In truth, such privacy is very limited. The legal rubric underlying such an assumption is “reasonable expectation of privacy”, an expression borrowed for global adaptation from the 4th Amendment to the US Constitution, and protected in the Canadian Charter. Historically, personal communications and the privacy protections afforded them were sacrosanct. In addition to the medium of ‘snail mail’ being confidential in its own right—the sealed envelope—most jurisdictions honoured the British-based “Royal Mail Rule” premised upon the opening of personal mail as verboten.
However, it is a brave new world legally: not only have the courts conditioned that presumption when it comes to employer-supplied electronic communications, users seem naive to the intrusive nature of ‘open’ dissemination to any and all visitors on public-facing media like Facebook and Twitter. Prudent companies do visit these ‘public’ sites. Many sophisticated employers leverage postings of candidates for employment as a gauge to personality, professionalism and, often, propensity to recklessness and malfeasance. Such postings are instantly accessible and, like a tattoo injudicially attained, indelible and difficult to remove. Moreover, those that prudently safeguard their postings via a security “wall” have a false sense of security; many programs now exist to bypass such electronic gates, albeit problematically legally due to the attendant expectation of privacy.
Such expectation of privacy can be vacuous in the context of company e-mail: it is the prerogative and the responsibility of the employer to monitor its systems, including e-mail and related traffic.

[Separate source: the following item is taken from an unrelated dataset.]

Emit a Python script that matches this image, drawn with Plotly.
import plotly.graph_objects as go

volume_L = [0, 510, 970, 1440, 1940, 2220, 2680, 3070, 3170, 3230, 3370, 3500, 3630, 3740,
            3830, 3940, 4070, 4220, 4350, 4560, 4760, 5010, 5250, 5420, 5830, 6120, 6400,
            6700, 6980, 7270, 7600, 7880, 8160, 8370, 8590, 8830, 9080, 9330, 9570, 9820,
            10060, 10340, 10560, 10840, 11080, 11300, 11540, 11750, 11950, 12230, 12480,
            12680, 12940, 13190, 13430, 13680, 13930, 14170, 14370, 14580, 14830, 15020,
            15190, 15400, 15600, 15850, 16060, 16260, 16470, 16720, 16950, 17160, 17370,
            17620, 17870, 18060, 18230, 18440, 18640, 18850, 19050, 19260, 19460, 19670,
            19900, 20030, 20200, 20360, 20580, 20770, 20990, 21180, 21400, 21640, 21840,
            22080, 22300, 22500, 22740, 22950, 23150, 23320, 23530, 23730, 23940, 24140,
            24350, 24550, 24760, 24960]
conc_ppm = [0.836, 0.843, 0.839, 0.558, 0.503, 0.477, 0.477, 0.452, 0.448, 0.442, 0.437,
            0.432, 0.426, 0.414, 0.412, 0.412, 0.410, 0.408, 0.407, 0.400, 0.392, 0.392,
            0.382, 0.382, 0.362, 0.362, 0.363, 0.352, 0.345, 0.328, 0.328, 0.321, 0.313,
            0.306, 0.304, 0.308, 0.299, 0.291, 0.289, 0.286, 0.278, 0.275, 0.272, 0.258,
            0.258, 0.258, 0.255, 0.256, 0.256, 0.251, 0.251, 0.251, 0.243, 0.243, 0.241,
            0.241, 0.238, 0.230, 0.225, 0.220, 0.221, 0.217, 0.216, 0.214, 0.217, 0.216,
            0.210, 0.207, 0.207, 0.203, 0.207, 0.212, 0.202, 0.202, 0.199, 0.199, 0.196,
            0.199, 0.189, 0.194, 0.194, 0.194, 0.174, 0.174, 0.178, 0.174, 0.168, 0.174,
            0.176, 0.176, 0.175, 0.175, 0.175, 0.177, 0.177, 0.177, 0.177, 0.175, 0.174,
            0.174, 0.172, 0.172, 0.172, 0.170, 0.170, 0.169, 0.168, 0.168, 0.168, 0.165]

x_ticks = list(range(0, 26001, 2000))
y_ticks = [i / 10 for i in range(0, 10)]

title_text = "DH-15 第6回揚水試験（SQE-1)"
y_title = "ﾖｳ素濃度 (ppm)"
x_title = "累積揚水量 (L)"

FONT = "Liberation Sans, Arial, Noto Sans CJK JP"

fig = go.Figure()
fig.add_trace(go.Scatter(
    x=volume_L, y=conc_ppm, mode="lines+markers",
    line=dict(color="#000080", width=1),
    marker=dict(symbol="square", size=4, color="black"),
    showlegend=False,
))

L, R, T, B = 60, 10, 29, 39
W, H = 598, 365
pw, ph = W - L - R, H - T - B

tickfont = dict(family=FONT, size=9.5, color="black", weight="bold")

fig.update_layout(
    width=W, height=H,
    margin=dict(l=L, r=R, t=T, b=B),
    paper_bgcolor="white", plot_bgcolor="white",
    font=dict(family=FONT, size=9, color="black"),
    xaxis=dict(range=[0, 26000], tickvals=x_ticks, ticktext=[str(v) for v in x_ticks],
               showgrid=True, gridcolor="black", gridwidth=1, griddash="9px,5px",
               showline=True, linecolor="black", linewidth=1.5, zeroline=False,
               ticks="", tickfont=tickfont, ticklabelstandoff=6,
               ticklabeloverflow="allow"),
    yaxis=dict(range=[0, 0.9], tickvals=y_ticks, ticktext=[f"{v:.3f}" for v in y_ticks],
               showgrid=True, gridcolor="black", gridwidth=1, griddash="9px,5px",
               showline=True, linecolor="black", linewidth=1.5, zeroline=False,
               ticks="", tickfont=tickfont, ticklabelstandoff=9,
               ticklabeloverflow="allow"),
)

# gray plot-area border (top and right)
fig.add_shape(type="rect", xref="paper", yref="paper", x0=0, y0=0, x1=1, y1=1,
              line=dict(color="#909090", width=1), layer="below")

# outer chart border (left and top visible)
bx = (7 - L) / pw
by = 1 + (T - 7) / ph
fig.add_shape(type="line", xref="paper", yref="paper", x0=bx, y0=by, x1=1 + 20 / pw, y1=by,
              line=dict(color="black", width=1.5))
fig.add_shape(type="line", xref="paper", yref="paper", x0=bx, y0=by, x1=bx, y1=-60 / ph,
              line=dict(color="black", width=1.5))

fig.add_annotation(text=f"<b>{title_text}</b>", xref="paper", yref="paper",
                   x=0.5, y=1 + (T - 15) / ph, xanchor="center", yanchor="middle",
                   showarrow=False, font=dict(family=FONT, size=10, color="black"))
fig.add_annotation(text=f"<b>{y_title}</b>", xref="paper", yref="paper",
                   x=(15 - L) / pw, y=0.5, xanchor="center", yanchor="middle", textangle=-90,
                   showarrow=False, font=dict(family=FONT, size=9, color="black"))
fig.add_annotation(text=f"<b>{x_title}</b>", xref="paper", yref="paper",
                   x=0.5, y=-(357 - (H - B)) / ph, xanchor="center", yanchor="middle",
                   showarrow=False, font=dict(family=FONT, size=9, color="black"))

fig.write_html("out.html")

The courts were quick to adopt the reverse of the proverbial Royal Mail Rule, upholding the software industry’s mantra that monitoring of systems is not only a right but an obligation. For employers this unilateral right to surveil with limited notice to employees allows for unprecedented and unique transparency into all business and professional activities of employees. The tenuous nature of the protection of privacy can be witnessed in the Supreme Court of Canada’s recent ruling in a criminal case involving pornography on the part of a school teacher (R. v. Cole 2012 SCC 53 doc. 34268).
Although the Supere Court opined “Canadians may reasonably expect privacy in the information contained on computers, at least where personal use is permitted or reasonably expected”, it ruled that the evidence gathered on the institution’s equipment was “highly reliable and probative physical evidence…the exclusion of the material would have a marked negative impact on the truth-seeking function of the criminal trial process”.

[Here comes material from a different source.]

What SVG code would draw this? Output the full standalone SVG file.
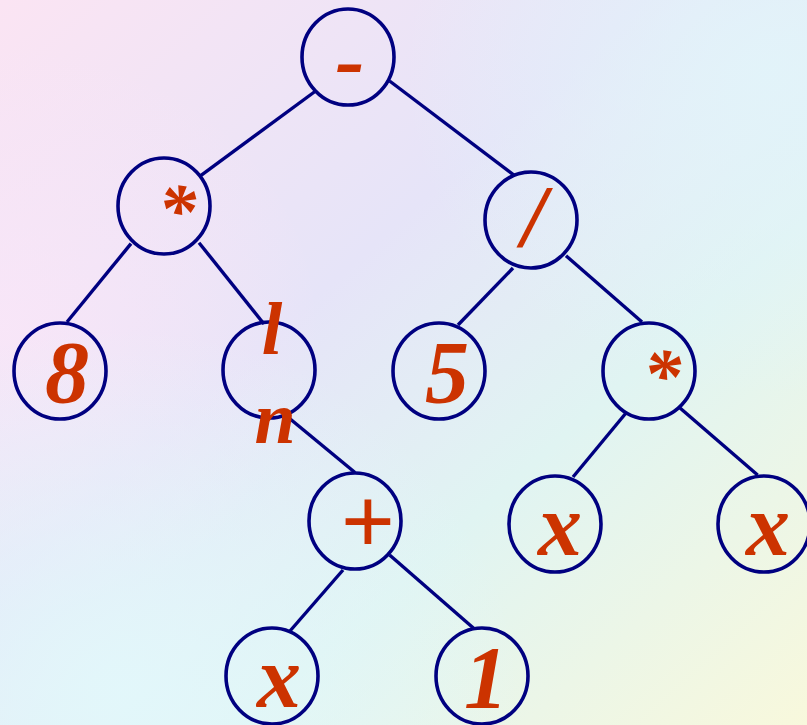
<svg xmlns="http://www.w3.org/2000/svg" width="807" height="725" viewBox="0 0 807 725">
<defs>
<linearGradient id="bg" x1="0" y1="0" x2="1" y2="1">
<stop offset="0" stop-color="#fbe4f3"/>
<stop offset="0.4" stop-color="#e6e4f8"/>
<stop offset="0.65" stop-color="#e0f4f2"/>
<stop offset="1" stop-color="#f8f8dc"/>
</linearGradient>
<radialGradient id="bl" cx="0.15" cy="0.95" r="0.5">
<stop offset="0" stop-color="#e2f8fb" stop-opacity="0.9"/>
<stop offset="1" stop-color="#e2f8fb" stop-opacity="0"/>
</radialGradient>
<radialGradient id="tr" cx="0.95" cy="0.1" r="0.45">
<stop offset="0" stop-color="#e2f4fa" stop-opacity="0.9"/>
<stop offset="1" stop-color="#e2f4fa" stop-opacity="0"/>
</radialGradient>
<radialGradient id="lp" cx="0" cy="0.45" r="0.4">
<stop offset="0" stop-color="#fae6f8" stop-opacity="0.8"/>
<stop offset="1" stop-color="#fae6f8" stop-opacity="0"/>
</radialGradient>
<style>
.n ellipse{fill:none;stroke:#000080;stroke-width:3.6}
.e line{stroke:#000080;stroke-width:3.4}
.t{font-family:"Liberation Serif","Times New Roman",serif;font-weight:bold;font-style:italic;fill:#cc3300;text-anchor:middle;font-size:88px}
.s{font-size:74px}
.a{font-size:76px}
.p{font-size:96px}
</style>
</defs>
<rect width="807" height="725" fill="url(#bg)"/>
<rect width="807" height="725" fill="url(#lp)"/>
<rect width="807" height="725" fill="url(#bl)"/>
<rect width="807" height="725" fill="url(#tr)"/>
<g id="connectors" class="e">
<line x1="315" y1="91.5" x2="200.7" y2="175.7"/>
<line x1="389.6" y1="81" x2="513.6" y2="174.8"/>
<line x1="131" y1="243.6" x2="67" y2="322"/>
<line x1="199" y1="242.7" x2="264" y2="324"/>
<line x1="289" y1="418" x2="355" y2="472.5"/>
<line x1="513" y1="268" x2="458" y2="325"/>
<line x1="566" y1="255.7" x2="642" y2="322"/>
<line x1="626" y1="413" x2="573" y2="477"/>
<line x1="680" y1="408" x2="757.6" y2="475"/>
<line x1="343" y1="570" x2="290" y2="631"/>
<line x1="389.6" y1="555" x2="474.5" y2="629"/>
</g>
<g id="n-minus" class="n"><ellipse cx="348" cy="57" rx="46" ry="48"/><text class="t" x="350" y="89">-</text></g>
<g id="n-mul1" class="n"><ellipse cx="164" cy="206" rx="46" ry="48"/><text class="t a" x="177" y="236">*</text></g>
<g id="n-div" class="n"><ellipse cx="531" cy="220" rx="46" ry="48"/><text class="t" x="534" y="246">/</text></g>
<g id="n-8" class="n"><ellipse cx="60" cy="371" rx="46" ry="48"/><text class="t" x="67" y="402">8</text></g>
<g id="n-ln" class="n"><ellipse cx="269" cy="370" rx="46" ry="48"/><text class="t s" x="272" y="354">l</text><text class="t s" x="275" y="443">n</text></g>
<g id="n-5" class="n"><ellipse cx="439" cy="371" rx="46" ry="48"/><text class="t" x="447" y="402">5</text></g>
<g id="n-mul2" class="n"><ellipse cx="649" cy="371" rx="46" ry="48"/><text class="t a" x="662" y="401">*</text></g>
<g id="n-plus" class="n"><ellipse cx="355" cy="521" rx="46" ry="48"/><text class="t p" x="367" y="553">+</text></g>
<g id="n-x1" class="n"><ellipse cx="555" cy="524" rx="46" ry="48"/><text class="t" x="560" y="555">x</text></g>
<g id="n-x2" class="n"><ellipse cx="764" cy="524" rx="46" ry="48"/><text class="t" x="768" y="555">x</text></g>
<g id="n-x3" class="n"><ellipse cx="272" cy="676" rx="46" ry="48"/><text class="t" x="279" y="707">x</text></g>
<g id="n-1" class="n"><ellipse cx="482" cy="676" rx="46" ry="48"/><text class="t" x="486" y="707">1</text></g>
</svg>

The take-away: while truly personal traffic on company-supplied equipment might be treated as out-of-bounds for use by an employer, evidence gathered regarding business and professional activity can be treated as non-personal, leading to disciplinary sanctions against offending individuals up to and including termination for cause, and potential civil and criminal prosecution against the protagonists, often including a subsequent employer.
The right to surveil provides a company with an effective tool by which to protect against fraudulent practices. For example, the indelible trail created by electronic communication does provide a powerful evidentiary premise for prosecuting a rogue employee who wrongfully trades in a company’s proprietary information both during and after departure. This trafficking in trade secrets is a byproduct and scourge of Gates’ “business at the speed of light”, rendering evidence-gathering via social media and electronic communication a potential panacea against the perpetration of fraud, and an enforcement mechanism where it has occurred.
Even where the communications are not internal and employer-supplied, rigorous surveillance and enforcement is receiving court approval, as in the recent successful application by hockey’s Brian Burke. In the context of alleged defamation by anonymous blog contributors, Burke received a court order to pierce the veil of e-mail anonymity through the ISP (Burke v. John Doe 2013 BSCS 964 Doc. S133008).
The lesson: in a world increasingly wed to the notional upholding of one’s privacy as sacrosanct, as a result of personal social media proclivities and of legal-trending countenancing employer surveillance, the very opposite is true. In a world conducting business via transmission at the speed of light, protection against fraudulent employee practices is materially enhanced by the right of lawful surveillance.